VIRIOS THERAPEUTICS, INC.
Notes to Condensed Financial Statements
(Unaudited)
1Organization and Nature of Business
Virios Therapeutics, Inc. (the “Company”) was incorporated under the laws of the State of Delaware on December 16, 2020 through a corporate conversion (the “Corporate Conversion”) just prior to the Company’s initial public offering (“IPO”). The Company was originally formed on February 28, 2012 as a limited liability company (“LLC”) under the laws of the State of Alabama as Innovative Med Concepts, LLC. On July 23, 2020, the Company changed its name from Innovative Med Concepts, LLC to Virios Therapeutics, LLC.

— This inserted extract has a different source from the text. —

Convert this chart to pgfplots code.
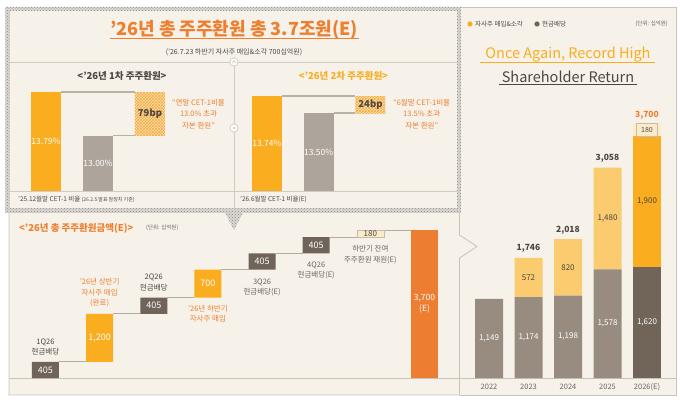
\documentclass[border=0pt]{standalone}
\usepackage{pgfplots}
\pgfplotsset{compat=1.18}
\usepackage{fontspec}
\setmainfont{Noto Sans CJK KR}
\usetikzlibrary{patterns}

\definecolor{bgbeige}{HTML}{F6F2EA}
\definecolor{framegray}{HTML}{C9C3BA}
\definecolor{linegray}{HTML}{D2CBC2}
\definecolor{steplink}{HTML}{B9B1A7}
\definecolor{hatchfill}{HTML}{DAD6D1}
\definecolor{hatchdot}{HTML}{8F8A84}
\definecolor{titleorange}{HTML}{EE7F2F}
\definecolor{golden}{HTML}{F9AD1F}
\definecolor{cetgray}{HTML}{ADA59B}
\definecolor{hatchbg}{HTML}{FDE2B4}
\definecolor{hatchline}{HTML}{F5A93C}
\definecolor{wfdark}{HTML}{6F635A}
\definecolor{totalorange}{HTML}{ED7D31}
\definecolor{reservefill}{HTML}{FCEBC9}
\definecolor{reserveedge}{HTML}{C8BBA8}
\definecolor{rgray}{HTML}{988C81}
\definecolor{rdark}{HTML}{716459}
\definecolor{rlight}{HTML}{FBCB70}
\definecolor{textdark}{HTML}{4E4640}
\definecolor{textgray}{HTML}{6E655D}
\definecolor{connector}{HTML}{B3ABA1}

\newcommand{\fnt}[2]{\fontsize{#1}{#2}\selectfont}

\pgfplotsset{
  placed/.style={anchor=south west, scale only axis, enlargelimits=false},
  cetA/.style={placed, at={(20pt,211pt)}, width=156pt, height=110.6pt,
    xmin=-0.5, xmax=2.5, ymin=12, ymax=14, hide axis},
  cetB/.style={placed, at={(241.1pt,211pt)}, width=155.25pt, height=113.3pt,
    xmin=-0.5, xmax=2.5, ymin=12.4, ymax=14, hide axis},
  wf/.style={placed, at={(18.4pt,24pt)}, width=433.2pt, height=160pt,
    xmin=-0.5, xmax=7.5, ymin=0, ymax=4000, hide axis},
  hist/.style={placed, at={(469.25pt,24pt)}, width=197.5pt, height=268.32pt,
    xmin=-0.5, xmax=4.5, ymin=0, ymax=3900},
  link/.style={mark=none, draw=#1, line width=1pt},
}
\tikzset{lbl/.style={inner sep=0pt, align=center}}

\begin{document}
\begin{tikzpicture}[x=1pt,y=1pt]
\useasboundingbox (0,0) rectangle (680,402);
\fill[white] (0,0) rectangle (680,402);

% ---------- frames ----------
\fill[bgbeige] (460,7) rectangle (676,395);
\draw[framegray, line width=0.7pt] (460,395) -- (676,395) -- (676,7) -- (460,7);
\fill[bgbeige] (9,7) rectangle (459.5,189);
\fill[bgbeige] (459.5,167) -- (477,155.5) -- (459.5,144) -- cycle;
\draw[framegray, line width=0.8pt] (9,189) -- (9,7) -- (459.5,7) -- (459.5,144)
  -- (477,155.5) -- (459.5,167) -- (459.5,189);
\draw[framegray, line width=0.8pt] (9,24) -- (676,24);

\fill[hatchfill] (5,189) rectangle (461,395);
\fill[pattern=crosshatch dots, pattern color=hatchdot] (5,189) rectangle (461,395);
\fill[bgbeige] (9.5,193.5) rectangle (456.5,390.5);
\fill[hatchfill] (223,193.5) -- (245,193.5) -- (234,172) -- cycle;
\fill[pattern=crosshatch dots, pattern color=hatchdot] (223,193.5) -- (245,193.5) -- (234,172) -- cycle;

\draw[linegray, line width=0.8pt] (9.5,340) -- (456.5,340);
\draw[linegray, line width=0.8pt] (234,340) -- (234,193.5);
\draw[linegray, line width=0.8pt] (9.5,211) -- (456.5,211);
\filldraw[fill=white, draw=framegray, line width=0.6pt] (234,340) circle (4.2);
\draw[framegray, line width=0.5pt] (232.3,338.9) -- (234,341.5) -- (235.7,338.9);
\filldraw[fill=white, draw=framegray, line width=0.6pt] (234,274) circle (4.2);
\fill[framegray] (234,274) circle (1.1);

% ---------- headings ----------
\node[lbl, text=titleorange, font=\bfseries\fnt{18}{20}] at (234,372) {’26년 총 주주환원 총 3.7조원(E)};
\draw[titleorange, line width=1pt] (110,363) -- (359,363);
\node[lbl, text=textdark, font=\fnt{7}{8}] at (234,350) {(’26.7.23 하반기 자사주 매입\&소각 700십억원)};

\node[lbl, text=textdark, font=\bfseries\fnt{9.5}{10}] at (122,326) {<’26년 1차 주주환원>};
\node[lbl, text=golden, font=\bfseries\fnt{9.5}{10}] at (343.5,326) {<’26년 2차 주주환원>};

\node[lbl, text=titleorange, font=\fnt{7.5}{11.5}] at (198.5,288) {“연말 CET-1비율\\13.0\% 초과\\자본 환원”};
\node[lbl, text=titleorange, font=\fnt{7.5}{11.5}] at (421.7,288) {“6월말 CET-1비율\\13.5\% 초과\\자본 환원”};

\node[lbl, anchor=west, text=textdark, font=\fnt{6.5}{7}] at (18,202.5) {’25.12월말 CET-1 비율 {\fnt{5}{6}(26.2.5 발표 잠정치 기준)}};
\node[lbl, anchor=west, text=textdark, font=\fnt{6.5}{7}] at (240,202.5) {’26.6월말 CET-1 비율(E)};

\node[lbl, anchor=west, text=titleorange, font=\bfseries\fnt{9.5}{10}] at (19,174) {<’26년 총 주주환원금액(E)>};
\node[lbl, anchor=west, text=textgray, font=\fnt{5.5}{6}] at (146,174) {(단위: 십억원)};

\fill[golden] (470,378) circle (2.6);
\node[lbl, anchor=west, text=textdark, font=\fnt{6.5}{7}] at (475,378) {자사주 매입\&소각};
\fill[rdark] (537,378) circle (2.6);
\node[lbl, anchor=west, text=textdark, font=\fnt{6.5}{7}] at (542,378) {현금배당};
\node[lbl, anchor=east, text=textgray, font=\fnt{5.5}{6}] at (668,378) {(단위: 십억원)};

\node[lbl, text=golden, font=\fnt{14.5}{16}] at (568,347) {Once Again, Record High};
\draw[golden, line width=0.9pt] (480,339.5) -- (655,339.5);
\node[lbl, text=textdark, font=\fnt{14.5}{16}] at (568,325) {Shareholder Return};
\draw[textdark, line width=0.9pt] (499,317.5) -- (637,317.5);

% ---------- 1st return: CET-1 ratios ----------
\begin{axis}[cetA, ybar stacked, bar width=30pt]
\addplot[fill=golden, draw=none] coordinates {(0,13.79) (1,0) (2,0)};
\addplot[fill=cetgray, draw=none] coordinates {(0,0) (1,13.00) (2,0)};
\addplot[fill=none, draw=none] coordinates {(0,0) (1,0) (2,13.00)};
\addplot[fill=hatchbg, draw=none, postaction={pattern=crosshatch, pattern color=hatchline}]
  coordinates {(0,0) (1,0) (2,0.79)};
\end{axis}
\begin{axis}[cetA, clip=false]
\addplot[link=steplink, line width=1.3pt] coordinates {(0.29,13.79) (1.71,13.79)};
\addplot[link=steplink, line width=1.3pt] coordinates {(1.29,13.00) (1.71,13.00)};
\node[lbl, text=white, font=\fnt{8.5}{9}] at (axis cs:0,12.895) {13.79\%};
\node[lbl, text=white, font=\fnt{8.5}{9}] at (axis cs:1,12.5) {13.00\%};
\node[lbl, text=textdark, font=\bfseries\fnt{9.5}{10}] at (axis cs:2,13.395) {79bp};
\end{axis}

% ---------- 2nd return: CET-1 ratios ----------
\begin{axis}[cetB, ybar stacked, bar width=30pt]
\addplot[fill=golden, draw=none] coordinates {(0,13.74) (1,0) (2,0)};
\addplot[fill=cetgray, draw=none] coordinates {(0,0) (1,13.50) (2,0)};
\addplot[fill=none, draw=none] coordinates {(0,0) (1,0) (2,13.50)};
\addplot[fill=hatchbg, draw=none, postaction={pattern=crosshatch, pattern color=hatchline}]
  coordinates {(0,0) (1,0) (2,0.24)};
\end{axis}
\begin{axis}[cetB, clip=false]
\addplot[link=steplink, line width=1.3pt] coordinates {(0.29,13.74) (1.71,13.74)};
\addplot[link=steplink, line width=1.3pt] coordinates {(1.29,13.50) (1.71,13.50)};
\node[lbl, text=white, font=\fnt{8.5}{9}] at (axis cs:0,13.07) {13.74\%};
\node[lbl, text=white, font=\fnt{8.5}{9}] at (axis cs:1,12.95) {13.50\%};
\node[lbl, text=textdark, font=\bfseries\fnt{9.5}{10}] at (axis cs:2,13.62) {24bp};
\end{axis}

% ---------- 2026 total return waterfall ----------
\begin{axis}[wf, ybar stacked, bar width=27pt]
\addplot[fill=none, draw=none] coordinates {(0,0) (1,405) (2,1605) (3,2010) (4,2710) (5,3115) (6,3520) (7,0)};
\addplot[fill=wfdark, draw=none] coordinates {(0,405) (1,0) (2,405) (3,0) (4,405) (5,405) (6,0) (7,0)};
\addplot[fill=golden, draw=none] coordinates {(0,0) (1,1200) (2,0) (3,700) (4,0) (5,0) (6,0) (7,0)};
\addplot[fill=reservefill, draw=none] coordinates {(0,0) (1,0) (2,0) (3,0) (4,0) (5,0) (6,180) (7,0)};
\addplot[fill=totalorange, draw=none] coordinates {(0,0) (1,0) (2,0) (3,0) (4,0) (5,0) (6,0) (7,3700)};
\end{axis}
\begin{axis}[wf, clip=false]
\addplot[link=connector] coordinates {(0.25,405) (0.75,405)};
\addplot[link=connector] coordinates {(1.25,1605) (1.75,1605)};
\addplot[link=connector] coordinates {(2.25,2010) (2.75,2010)};
\addplot[link=connector] coordinates {(3.25,2710) (3.75,2710)};
\addplot[link=connector] coordinates {(4.25,3115) (4.75,3115)};
\addplot[link=connector] coordinates {(5.25,3520) (5.75,3520)};
\addplot[link=connector] coordinates {(6.25,3700) (6.75,3700)};
\addplot[mark=none, draw=reserveedge, line width=0.6pt]
  coordinates {(5.75,3520) (6.25,3520) (6.25,3700) (5.75,3700) (5.75,3520)};
\node[lbl, text=white, font=\fnt{9}{10}] at (axis cs:0,202.5) {405};
\node[lbl, text=white, font=\fnt{9}{10}] at (axis cs:1,1005) {1,200};
\node[lbl, text=white, font=\fnt{9}{10}] at (axis cs:2,1807.5) {405};
\node[lbl, text=white, font=\fnt{9}{10}] at (axis cs:3,2360) {700};
\node[lbl, text=white, font=\fnt{9}{10}] at (axis cs:4,2912.5) {405};
\node[lbl, text=white, font=\fnt{9}{10}] at (axis cs:5,3317.5) {405};
\node[lbl, text=textdark, font=\fnt{8}{9}] at (axis cs:6,3610) {180};
\node[lbl, text=white, font=\fnt{8.5}{11}] at (axis cs:7,1850) {3,700\\(E)};
\node[lbl, anchor=south, yshift=6.5pt, text=textdark, font=\fnt{7.5}{10.5}] at (axis cs:0,405) {1Q26\\현금배당};
\node[lbl, anchor=south, yshift=6.5pt, text=titleorange, font=\fnt{7.5}{10.5}] at (axis cs:1,1605) {’26년 상반기\\자사주 매입\\(완료)};
\node[lbl, anchor=south, yshift=6.5pt, text=textdark, font=\fnt{7.5}{10.5}] at (axis cs:2,2010) {2Q26\\현금배당};
\node[lbl, anchor=north, yshift=-7pt, text=titleorange, font=\fnt{7.5}{10.5}] at (axis cs:3,2010) {’26년 하반기\\자사주 매입};
\node[lbl, anchor=north, yshift=-9pt, text=textgray, font=\fnt{7.5}{10.5}] at (axis cs:4,2710) {3Q26\\현금배당(E)};
\node[lbl, anchor=north, yshift=-8pt, text=textgray, font=\fnt{7.5}{10.5}] at (axis cs:5,3115) {4Q26\\현금배당(E)};
\node[lbl, anchor=north, yshift=-8pt, text=textgray, font=\fnt{7.5}{10.5}] at (axis cs:6,3520) {하반기 잔여\\주주환원 재원(E)};
\end{axis}

% ---------- yearly shareholder return ----------
\begin{axis}[hist, ybar stacked, bar width=28pt,
  axis line style={draw=none}, tick style={draw=none}, major tick length=0pt,
  ytick=\empty, xtick={0,1,2,3,4}, xticklabels={2022,2023,2024,2025,2026(E)},
  xticklabel style={font=\fnt{7.5}{8}, text=textgray, anchor=center, yshift=-9pt}]
\addplot[fill=rgray, draw=none] coordinates {(0,1149) (1,1174) (2,1198) (3,1578) (4,0)};
\addplot[fill=rdark, draw=none] coordinates {(0,0) (1,0) (2,0) (3,0) (4,1620)};
\addplot[fill=rlight, draw=none] coordinates {(0,0) (1,572) (2,820) (3,1480) (4,0)};
\addplot[fill=golden, draw=none] coordinates {(0,0) (1,0) (2,0) (3,0) (4,1900)};
\addplot[fill=reservefill, draw=none] coordinates {(0,0) (1,0) (2,0) (3,0) (4,180)};
\end{axis}
\begin{axis}[hist, hide axis, clip=false]
\addplot[mark=none, draw=reserveedge, line width=0.6pt]
  coordinates {(3.74,3520) (4.26,3520) (4.26,3700) (3.74,3700) (3.74,3520)};
\node[lbl, text=white, font=\fnt{8}{9}] at (axis cs:0,574.5) {1,149};
\node[lbl, text=white, font=\fnt{8}{9}] at (axis cs:1,587) {1,174};
\node[lbl, text=white, font=\fnt{8}{9}] at (axis cs:2,599) {1,198};
\node[lbl, text=white, font=\fnt{8}{9}] at (axis cs:3,789) {1,578};
\node[lbl, text=white, font=\fnt{8}{9}] at (axis cs:4,810) {1,620};
\node[lbl, text=textdark, font=\fnt{8}{9}] at (axis cs:1,1460) {572};
\node[lbl, text=textdark, font=\fnt{8}{9}] at (axis cs:2,1608) {820};
\node[lbl, text=textdark, font=\fnt{8}{9}] at (axis cs:3,2318) {1,480};
\node[lbl, text=textdark, font=\fnt{8}{9}] at (axis cs:4,2570) {1,900};
\node[lbl, text=textdark, font=\fnt{7}{8}] at (axis cs:4,3610) {180};
\node[lbl, anchor=south, yshift=5pt, text=textdark, font=\bfseries\fnt{8.5}{9}] at (axis cs:1,1746) {1,746};
\node[lbl, anchor=south, yshift=5pt, text=textdark, font=\bfseries\fnt{8.5}{9}] at (axis cs:2,2018) {2,018};
\node[lbl, anchor=south, yshift=5pt, text=textdark, font=\bfseries\fnt{8.5}{9}] at (axis cs:3,3058) {3,058};
\node[lbl, anchor=south, yshift=3.5pt, text=titleorange, font=\bfseries\fnt{8.5}{9}] at (axis cs:4,3700) {3,700};
\end{axis}
\end{tikzpicture}
\end{document}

The Company operates in one segment as a pre-revenue, development-stage biotechnology company focused on advancing novel combination antiviral therapies to treat diseases associated with a viral triggered abnormal immune response. The Company is developing its initial product candidate, IMC-1, for people who are suffering from fibromyalgia (“FM”). Research has shown that the herpes virus could be a potential root cause of FM. IMC-1 is a novel, proprietary, fixed dose combination of famciclovir and celecoxib, both of which are drugs approved by the U.S. Food and Drug Administration (“FDA”) for other indications. IMC-1 combines these two specific mechanisms of action purposely designed to inhibit herpes virus activation and replication, thereby converting activated herpes virus back to dormancy and/or by keeping the herpes virus in a latent or dormant state. The famciclovir component of IMC-1 inhibits viral DNA replication, thus inhibiting upregulation of the herpes virus. The celecoxib component of IMC-1 inhibits cyclooxegenase-2 (“COX-2”) enzymes used by the herpes virus to amplify or accelerate its own replication. IMC-1’s synergistic antiviral mechanism represents a first-in-class medicine designed specifically to inhibit both herpes virus activation and subsequent replication, with the goal of keeping tissue resident herpes virus in a latent state.
Public Offering
On September 19, 2022, the Company entered into an underwriting agreement with ThinkEquity LLC (the “Underwriter”) in connection with the issuance and sale by the Company in a public offering of 10,000,000 shares of its common stock at a public offering price of $0.50 per share (the “Offering”), pursuant to an effective shelf registration statement on Form S-3 (File No. 333-263700). The Offering closed on September 22, 2022 and the gross proceeds from the Offering were $5.0 million. The net proceeds of the Offering were approximately $4,490,605 after deducting underwriting discounts, commissions and offering expenses payable by the Company. In conjunction with the Offering, the Company granted to the Underwriter 500,000 warrants to purchase shares of the Company’s common stock at an exercise price of $0.625 per share, which was 125% of the Offering price.
Material Uncertainty
Since its founding, the Company has been engaged in research and development activities as well as organizational activities, including raising capital. The Company has not generated any revenues to date. As such, the Company is subject to all of the risks associated with any development-stage biotechnology company that has substantial expenditures for research and development. Since inception, the Company has incurred losses and negative cash flows from operating activities. The Company has funded its losses primarily through issuance of members’ interests, convertible debt instruments and issuance of equity securities. For the three months ended March 31, 2023 and 2022, the Company incurred net losses of $1,516,864 and $3,960,308, respectively, and had net cash outflows used in operating activities for the three months ended March 31, 2023 and 2022 of $1,698,450 and $2,656,017, respectively. As of March 31, 2023, the Company had an accumulated deficit of $57,690,071 and is expected to incur losses in the future as it continues its development activities.